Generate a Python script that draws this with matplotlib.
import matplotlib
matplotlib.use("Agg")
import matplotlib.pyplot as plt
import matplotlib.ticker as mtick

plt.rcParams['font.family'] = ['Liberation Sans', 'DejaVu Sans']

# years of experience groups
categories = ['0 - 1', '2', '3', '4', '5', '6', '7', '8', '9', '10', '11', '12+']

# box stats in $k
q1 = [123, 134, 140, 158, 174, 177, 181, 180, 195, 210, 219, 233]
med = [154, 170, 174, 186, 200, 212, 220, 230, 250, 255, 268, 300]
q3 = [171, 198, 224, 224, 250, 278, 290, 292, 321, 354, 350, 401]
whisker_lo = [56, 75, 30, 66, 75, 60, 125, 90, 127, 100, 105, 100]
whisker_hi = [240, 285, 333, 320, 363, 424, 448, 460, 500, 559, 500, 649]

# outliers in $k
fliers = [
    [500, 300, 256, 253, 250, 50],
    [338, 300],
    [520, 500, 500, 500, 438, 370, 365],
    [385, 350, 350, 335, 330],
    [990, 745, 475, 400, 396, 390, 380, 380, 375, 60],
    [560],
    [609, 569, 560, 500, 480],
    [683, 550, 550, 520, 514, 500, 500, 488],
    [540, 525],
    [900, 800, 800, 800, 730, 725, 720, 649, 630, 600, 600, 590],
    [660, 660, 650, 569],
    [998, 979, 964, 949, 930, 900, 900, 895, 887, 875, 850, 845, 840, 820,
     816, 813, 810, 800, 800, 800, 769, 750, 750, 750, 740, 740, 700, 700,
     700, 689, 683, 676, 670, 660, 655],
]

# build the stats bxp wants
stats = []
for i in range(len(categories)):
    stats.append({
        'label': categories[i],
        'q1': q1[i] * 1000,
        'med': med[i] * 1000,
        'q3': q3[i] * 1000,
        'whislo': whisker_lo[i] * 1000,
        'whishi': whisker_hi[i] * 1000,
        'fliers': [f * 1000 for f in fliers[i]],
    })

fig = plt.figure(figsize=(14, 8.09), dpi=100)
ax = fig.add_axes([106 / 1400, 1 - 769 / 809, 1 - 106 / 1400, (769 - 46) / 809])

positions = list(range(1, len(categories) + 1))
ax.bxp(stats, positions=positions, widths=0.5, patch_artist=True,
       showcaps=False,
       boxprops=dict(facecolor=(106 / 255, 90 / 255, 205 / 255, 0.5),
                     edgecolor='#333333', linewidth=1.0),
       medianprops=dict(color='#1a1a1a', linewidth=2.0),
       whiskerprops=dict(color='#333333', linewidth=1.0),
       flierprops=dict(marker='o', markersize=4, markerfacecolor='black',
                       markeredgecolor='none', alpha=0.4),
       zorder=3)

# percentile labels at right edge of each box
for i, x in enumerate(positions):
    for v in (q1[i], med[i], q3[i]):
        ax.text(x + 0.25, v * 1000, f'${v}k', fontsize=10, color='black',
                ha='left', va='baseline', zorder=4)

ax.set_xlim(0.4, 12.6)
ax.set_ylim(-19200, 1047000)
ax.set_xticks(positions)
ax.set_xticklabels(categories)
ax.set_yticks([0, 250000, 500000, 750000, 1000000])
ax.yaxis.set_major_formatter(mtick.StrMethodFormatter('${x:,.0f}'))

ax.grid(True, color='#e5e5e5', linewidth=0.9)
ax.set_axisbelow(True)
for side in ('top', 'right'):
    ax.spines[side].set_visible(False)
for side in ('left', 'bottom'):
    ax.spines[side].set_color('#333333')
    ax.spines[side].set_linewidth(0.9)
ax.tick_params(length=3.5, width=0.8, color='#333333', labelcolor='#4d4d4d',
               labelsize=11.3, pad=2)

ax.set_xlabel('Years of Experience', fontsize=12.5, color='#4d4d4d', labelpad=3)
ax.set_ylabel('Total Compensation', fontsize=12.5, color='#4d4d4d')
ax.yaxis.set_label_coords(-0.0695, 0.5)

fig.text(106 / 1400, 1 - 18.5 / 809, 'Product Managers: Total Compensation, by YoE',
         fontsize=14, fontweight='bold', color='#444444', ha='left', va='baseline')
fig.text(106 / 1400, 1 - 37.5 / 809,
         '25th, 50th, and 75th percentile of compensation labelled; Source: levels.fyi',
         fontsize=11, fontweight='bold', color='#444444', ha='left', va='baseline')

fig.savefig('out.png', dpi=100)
====
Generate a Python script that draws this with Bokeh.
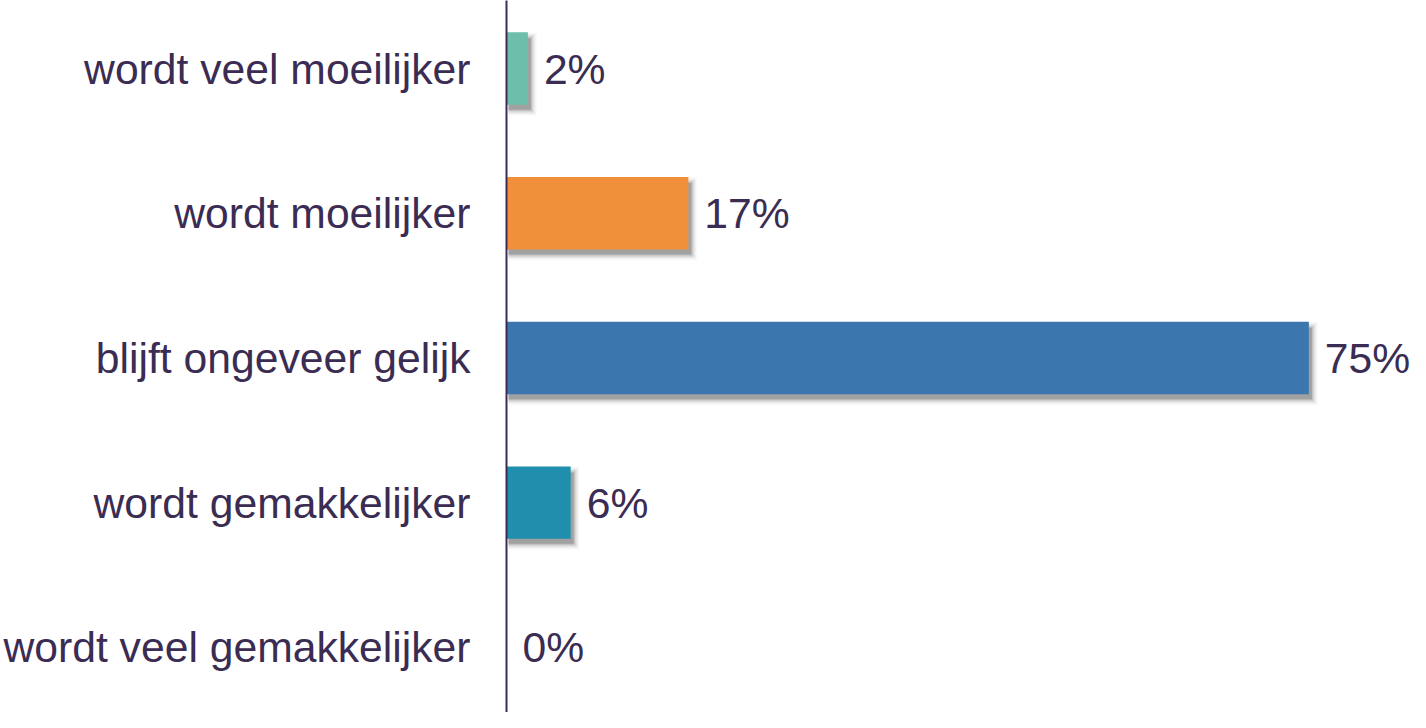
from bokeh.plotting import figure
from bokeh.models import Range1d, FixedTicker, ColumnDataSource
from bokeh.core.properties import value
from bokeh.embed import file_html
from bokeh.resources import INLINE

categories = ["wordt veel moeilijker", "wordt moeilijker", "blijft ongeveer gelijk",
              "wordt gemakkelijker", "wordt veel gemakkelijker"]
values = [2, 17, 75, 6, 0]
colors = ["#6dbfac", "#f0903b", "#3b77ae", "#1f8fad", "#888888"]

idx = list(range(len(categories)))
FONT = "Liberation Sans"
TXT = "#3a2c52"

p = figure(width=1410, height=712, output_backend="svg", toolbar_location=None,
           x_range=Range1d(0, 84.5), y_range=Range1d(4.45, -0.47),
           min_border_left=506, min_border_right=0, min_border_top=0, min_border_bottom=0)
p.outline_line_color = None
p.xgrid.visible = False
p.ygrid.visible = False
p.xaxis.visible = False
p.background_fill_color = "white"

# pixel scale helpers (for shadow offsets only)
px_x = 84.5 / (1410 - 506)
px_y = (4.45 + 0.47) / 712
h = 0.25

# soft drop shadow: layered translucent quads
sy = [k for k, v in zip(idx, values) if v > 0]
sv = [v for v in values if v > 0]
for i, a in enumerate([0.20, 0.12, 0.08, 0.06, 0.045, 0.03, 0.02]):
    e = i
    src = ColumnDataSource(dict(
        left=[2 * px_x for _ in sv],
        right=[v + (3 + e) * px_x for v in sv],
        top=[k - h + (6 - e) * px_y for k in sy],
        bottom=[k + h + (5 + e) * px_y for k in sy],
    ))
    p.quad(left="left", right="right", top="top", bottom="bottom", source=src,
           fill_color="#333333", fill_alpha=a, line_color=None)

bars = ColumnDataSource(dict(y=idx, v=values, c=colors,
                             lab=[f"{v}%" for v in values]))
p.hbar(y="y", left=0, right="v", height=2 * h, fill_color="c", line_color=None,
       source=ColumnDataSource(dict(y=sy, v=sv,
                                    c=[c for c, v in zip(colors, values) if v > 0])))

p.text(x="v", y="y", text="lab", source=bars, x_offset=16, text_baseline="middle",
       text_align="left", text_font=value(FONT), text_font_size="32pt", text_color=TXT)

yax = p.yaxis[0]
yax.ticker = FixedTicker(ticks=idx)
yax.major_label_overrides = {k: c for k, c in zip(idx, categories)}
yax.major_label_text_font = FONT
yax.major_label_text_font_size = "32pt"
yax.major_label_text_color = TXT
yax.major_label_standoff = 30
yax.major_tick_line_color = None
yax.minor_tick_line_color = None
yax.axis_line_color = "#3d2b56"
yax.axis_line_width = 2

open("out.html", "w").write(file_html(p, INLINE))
====
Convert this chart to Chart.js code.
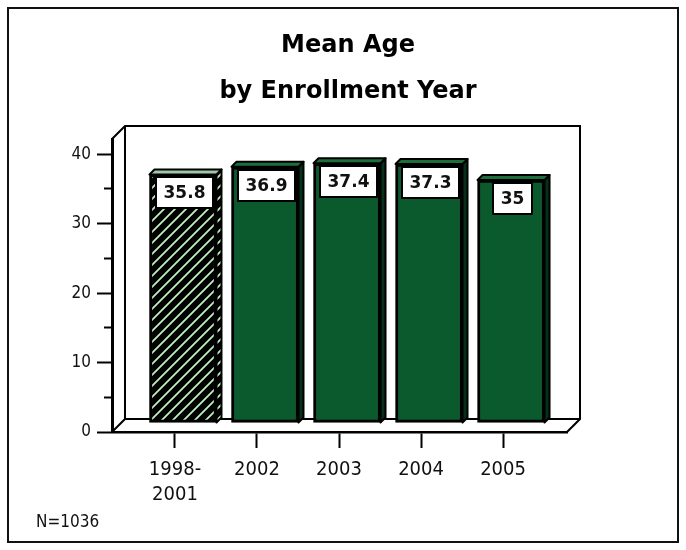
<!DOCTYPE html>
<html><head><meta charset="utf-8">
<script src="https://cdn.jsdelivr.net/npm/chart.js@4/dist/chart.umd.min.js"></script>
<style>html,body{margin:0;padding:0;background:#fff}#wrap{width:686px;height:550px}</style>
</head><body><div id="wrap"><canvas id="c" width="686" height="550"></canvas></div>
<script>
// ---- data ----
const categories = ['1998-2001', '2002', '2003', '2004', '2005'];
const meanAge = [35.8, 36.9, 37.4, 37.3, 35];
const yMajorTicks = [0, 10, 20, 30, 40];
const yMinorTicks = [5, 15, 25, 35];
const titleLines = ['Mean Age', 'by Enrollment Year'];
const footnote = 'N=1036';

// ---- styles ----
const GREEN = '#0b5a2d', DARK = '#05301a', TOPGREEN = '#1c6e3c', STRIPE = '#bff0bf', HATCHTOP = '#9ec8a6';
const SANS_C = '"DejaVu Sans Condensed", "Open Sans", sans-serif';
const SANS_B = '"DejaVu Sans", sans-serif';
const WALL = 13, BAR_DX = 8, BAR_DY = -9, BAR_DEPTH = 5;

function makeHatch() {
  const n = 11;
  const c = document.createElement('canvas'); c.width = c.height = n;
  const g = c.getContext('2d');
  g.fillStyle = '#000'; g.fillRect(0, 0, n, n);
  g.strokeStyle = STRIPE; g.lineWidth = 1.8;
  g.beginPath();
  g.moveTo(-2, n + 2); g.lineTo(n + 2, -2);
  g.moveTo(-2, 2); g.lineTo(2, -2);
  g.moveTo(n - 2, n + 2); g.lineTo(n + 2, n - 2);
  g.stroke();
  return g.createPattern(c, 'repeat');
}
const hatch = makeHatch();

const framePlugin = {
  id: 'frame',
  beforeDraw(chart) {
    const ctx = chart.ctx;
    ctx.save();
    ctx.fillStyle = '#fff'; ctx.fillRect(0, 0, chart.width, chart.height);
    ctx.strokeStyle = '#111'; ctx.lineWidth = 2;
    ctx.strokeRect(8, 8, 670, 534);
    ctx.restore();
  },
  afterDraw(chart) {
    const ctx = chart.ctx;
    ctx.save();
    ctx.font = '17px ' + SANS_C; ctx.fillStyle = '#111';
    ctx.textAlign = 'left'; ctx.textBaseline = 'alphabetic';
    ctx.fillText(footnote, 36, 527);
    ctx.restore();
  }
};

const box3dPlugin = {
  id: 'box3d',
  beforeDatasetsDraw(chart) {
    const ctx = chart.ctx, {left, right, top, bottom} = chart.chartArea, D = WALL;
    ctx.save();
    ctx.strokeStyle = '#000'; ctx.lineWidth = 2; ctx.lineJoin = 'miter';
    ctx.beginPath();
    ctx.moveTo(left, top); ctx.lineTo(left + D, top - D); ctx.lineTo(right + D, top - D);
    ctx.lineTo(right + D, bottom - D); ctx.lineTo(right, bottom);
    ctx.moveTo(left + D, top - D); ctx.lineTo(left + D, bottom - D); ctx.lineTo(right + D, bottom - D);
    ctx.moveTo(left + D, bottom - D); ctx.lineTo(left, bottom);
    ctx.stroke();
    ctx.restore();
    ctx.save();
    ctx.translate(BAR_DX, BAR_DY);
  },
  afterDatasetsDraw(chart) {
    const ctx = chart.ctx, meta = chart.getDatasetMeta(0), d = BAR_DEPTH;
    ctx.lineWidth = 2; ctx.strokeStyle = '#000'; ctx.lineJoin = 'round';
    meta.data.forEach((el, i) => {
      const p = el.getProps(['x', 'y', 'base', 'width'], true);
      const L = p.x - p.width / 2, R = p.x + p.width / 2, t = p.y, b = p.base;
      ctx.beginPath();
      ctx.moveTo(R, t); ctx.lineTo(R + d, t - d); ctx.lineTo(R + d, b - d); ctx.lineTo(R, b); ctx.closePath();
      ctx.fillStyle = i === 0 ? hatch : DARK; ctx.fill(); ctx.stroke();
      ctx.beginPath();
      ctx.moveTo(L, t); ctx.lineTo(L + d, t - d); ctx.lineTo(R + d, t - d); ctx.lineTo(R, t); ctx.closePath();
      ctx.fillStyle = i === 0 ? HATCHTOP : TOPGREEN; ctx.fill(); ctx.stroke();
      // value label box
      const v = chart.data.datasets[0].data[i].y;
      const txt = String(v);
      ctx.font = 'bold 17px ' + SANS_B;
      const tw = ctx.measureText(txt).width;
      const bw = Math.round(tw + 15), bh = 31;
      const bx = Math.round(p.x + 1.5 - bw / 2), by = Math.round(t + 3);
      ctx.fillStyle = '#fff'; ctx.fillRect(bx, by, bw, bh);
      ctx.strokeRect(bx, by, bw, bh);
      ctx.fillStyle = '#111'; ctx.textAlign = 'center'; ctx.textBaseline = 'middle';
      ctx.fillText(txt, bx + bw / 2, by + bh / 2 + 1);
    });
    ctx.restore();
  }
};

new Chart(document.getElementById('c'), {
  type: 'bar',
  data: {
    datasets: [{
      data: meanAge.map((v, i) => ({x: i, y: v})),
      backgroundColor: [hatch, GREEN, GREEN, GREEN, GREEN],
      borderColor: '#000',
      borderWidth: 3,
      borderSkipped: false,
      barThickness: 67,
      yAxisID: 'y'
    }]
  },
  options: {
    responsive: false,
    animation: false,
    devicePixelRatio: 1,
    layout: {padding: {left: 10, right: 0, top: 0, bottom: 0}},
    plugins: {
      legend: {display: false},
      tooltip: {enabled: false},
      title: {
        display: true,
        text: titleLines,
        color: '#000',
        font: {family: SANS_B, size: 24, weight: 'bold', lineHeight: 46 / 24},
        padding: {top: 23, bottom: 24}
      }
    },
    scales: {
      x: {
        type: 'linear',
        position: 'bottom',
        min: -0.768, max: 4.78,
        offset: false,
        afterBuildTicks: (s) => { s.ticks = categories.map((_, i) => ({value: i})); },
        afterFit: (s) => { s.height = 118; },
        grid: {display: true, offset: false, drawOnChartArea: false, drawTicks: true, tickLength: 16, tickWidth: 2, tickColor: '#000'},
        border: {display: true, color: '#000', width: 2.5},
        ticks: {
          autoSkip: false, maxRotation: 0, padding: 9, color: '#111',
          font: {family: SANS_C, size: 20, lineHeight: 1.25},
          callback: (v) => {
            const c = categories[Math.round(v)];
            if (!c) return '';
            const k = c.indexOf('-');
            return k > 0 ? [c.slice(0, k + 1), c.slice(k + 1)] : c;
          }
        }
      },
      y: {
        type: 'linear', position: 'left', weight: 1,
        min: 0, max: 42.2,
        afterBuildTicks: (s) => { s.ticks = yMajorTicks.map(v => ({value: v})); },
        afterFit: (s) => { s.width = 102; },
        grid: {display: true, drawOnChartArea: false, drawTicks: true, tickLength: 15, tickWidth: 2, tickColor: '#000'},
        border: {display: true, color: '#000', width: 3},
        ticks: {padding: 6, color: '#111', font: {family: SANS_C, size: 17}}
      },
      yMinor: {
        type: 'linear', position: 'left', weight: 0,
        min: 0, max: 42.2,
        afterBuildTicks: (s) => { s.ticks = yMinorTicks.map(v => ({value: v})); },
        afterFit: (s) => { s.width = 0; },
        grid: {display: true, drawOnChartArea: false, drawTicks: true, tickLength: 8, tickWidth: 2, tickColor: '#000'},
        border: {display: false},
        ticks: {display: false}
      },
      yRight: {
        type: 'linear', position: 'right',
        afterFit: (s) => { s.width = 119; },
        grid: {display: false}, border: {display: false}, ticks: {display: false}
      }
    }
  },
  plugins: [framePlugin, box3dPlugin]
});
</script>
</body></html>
====
■ **Problem**:
Extract, word for word, the line containing "Generate a Python script that draws this with matplotlib.", the line containing "ax = fig.add_axes([106", and every line between them.

■ **Written response**:
Generate a Python script that draws this with matplotlib.
import matplotlib
matplotlib.use("Agg")
import matplotlib.pyplot as plt
import matplotlib.ticker as mtick

plt.rcParams['font.family'] = ['Liberation Sans', 'DejaVu Sans']

# years of experience groups
categories = ['0 - 1', '2', '3', '4', '5', '6', '7', '8', '9', '10', '11', '12+']

# box stats in $k
q1 = [123, 134, 140, 158, 174, 177, 181, 180, 195, 210, 219, 233]
med = [154, 170, 174, 186, 200, 212, 220, 230, 250, 255, 268, 300]
q3 = [171, 198, 224, 224, 250, 278, 290, 292, 321, 354, 350, 401]
whisker_lo = [56, 75, 30, 66, 75, 60, 125, 90, 127, 100, 105, 100]
whisker_hi = [240, 285, 333, 320, 363, 424, 448, 460, 500, 559, 500, 649]

# outliers in $k
fliers = [
    [500, 300, 256, 253, 250, 50],
    [338, 300],
    [520, 500, 500, 500, 438, 370, 365],
    [385, 350, 350, 335, 330],
    [990, 745, 475, 400, 396, 390, 380, 380, 375, 60],
    [560],
    [609, 569, 560, 500, 480],
    [683, 550, 550, 520, 514, 500, 500, 488],
    [540, 525],
    [900, 800, 800, 800, 730, 725, 720, 649, 630, 600, 600, 590],
    [660, 660, 650, 569],
    [998, 979, 964, 949, 930, 900, 900, 895, 887, 875, 850, 845, 840, 820,
     816, 813, 810, 800, 800, 800, 769, 750, 750, 750, 740, 740, 700, 700,
     700, 689, 683, 676, 670, 660, 655],
]

# build the stats bxp wants
stats = []
for i in range(len(categories)):
    stats.append({
        'label': categories[i],
        'q1': q1[i] * 1000,
        'med': med[i] * 1000,
        'q3': q3[i] * 1000,
        'whislo': whisker_lo[i] * 1000,
        'whishi': whisker_hi[i] * 1000,
        'fliers': [f * 1000 for f in fliers[i]],
    })

fig = plt.figure(figsize=(14, 8.09), dpi=100)
ax = fig.add_axes([106 / 1400, 1 - 769 / 809, 1 - 106 / 1400, (769 - 46) / 809])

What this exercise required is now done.